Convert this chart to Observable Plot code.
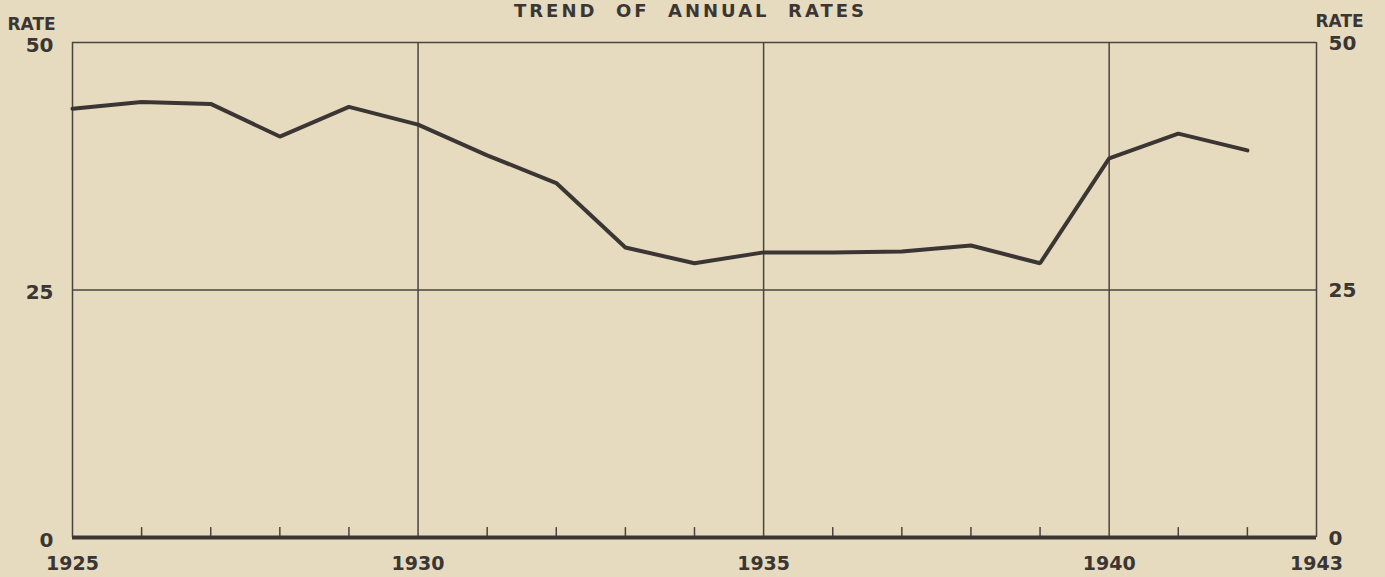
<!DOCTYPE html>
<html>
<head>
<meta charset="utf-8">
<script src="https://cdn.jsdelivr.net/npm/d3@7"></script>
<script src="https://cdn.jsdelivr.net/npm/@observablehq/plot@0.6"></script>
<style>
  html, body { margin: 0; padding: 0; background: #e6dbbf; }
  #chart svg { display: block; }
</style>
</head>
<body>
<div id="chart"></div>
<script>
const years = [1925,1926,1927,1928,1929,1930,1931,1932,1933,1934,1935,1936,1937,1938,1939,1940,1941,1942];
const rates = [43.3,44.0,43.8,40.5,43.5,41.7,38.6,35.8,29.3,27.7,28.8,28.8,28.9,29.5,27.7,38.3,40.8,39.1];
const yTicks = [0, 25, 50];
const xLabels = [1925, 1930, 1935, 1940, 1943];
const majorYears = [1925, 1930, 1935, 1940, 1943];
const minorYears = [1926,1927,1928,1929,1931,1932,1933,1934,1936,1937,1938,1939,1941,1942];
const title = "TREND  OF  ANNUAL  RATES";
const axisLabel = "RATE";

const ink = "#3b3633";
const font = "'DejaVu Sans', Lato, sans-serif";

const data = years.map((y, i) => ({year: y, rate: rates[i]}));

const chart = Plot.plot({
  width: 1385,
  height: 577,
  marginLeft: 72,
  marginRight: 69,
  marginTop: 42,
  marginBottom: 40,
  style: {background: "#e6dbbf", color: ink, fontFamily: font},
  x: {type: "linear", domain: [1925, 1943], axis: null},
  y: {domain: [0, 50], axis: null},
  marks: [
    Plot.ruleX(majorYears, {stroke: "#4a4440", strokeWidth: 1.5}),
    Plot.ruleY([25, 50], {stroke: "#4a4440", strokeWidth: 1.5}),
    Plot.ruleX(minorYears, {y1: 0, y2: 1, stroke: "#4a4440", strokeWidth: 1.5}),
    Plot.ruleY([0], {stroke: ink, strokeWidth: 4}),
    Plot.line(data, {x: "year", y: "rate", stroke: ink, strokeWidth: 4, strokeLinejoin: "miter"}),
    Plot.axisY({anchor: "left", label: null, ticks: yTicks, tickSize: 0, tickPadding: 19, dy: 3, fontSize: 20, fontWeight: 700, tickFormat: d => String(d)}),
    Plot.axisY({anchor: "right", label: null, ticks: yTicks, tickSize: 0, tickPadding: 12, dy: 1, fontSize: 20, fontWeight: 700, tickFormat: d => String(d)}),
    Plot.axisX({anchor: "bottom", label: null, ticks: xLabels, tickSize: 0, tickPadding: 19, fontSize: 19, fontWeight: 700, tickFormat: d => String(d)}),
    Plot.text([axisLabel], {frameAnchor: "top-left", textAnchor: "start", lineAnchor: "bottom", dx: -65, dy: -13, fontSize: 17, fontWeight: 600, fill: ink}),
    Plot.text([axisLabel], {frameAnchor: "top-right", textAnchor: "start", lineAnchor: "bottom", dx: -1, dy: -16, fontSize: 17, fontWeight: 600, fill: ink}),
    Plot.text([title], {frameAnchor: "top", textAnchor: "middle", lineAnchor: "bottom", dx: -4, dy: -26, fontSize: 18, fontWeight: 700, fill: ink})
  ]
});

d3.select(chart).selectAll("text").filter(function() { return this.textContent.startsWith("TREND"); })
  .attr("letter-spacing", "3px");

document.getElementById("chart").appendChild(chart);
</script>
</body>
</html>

* **PROBLEM DESCRIPTION**
Going through the lines above one by one, tally those with the word "this" and give only the total.

* **COMPLETE OUTPUT**
2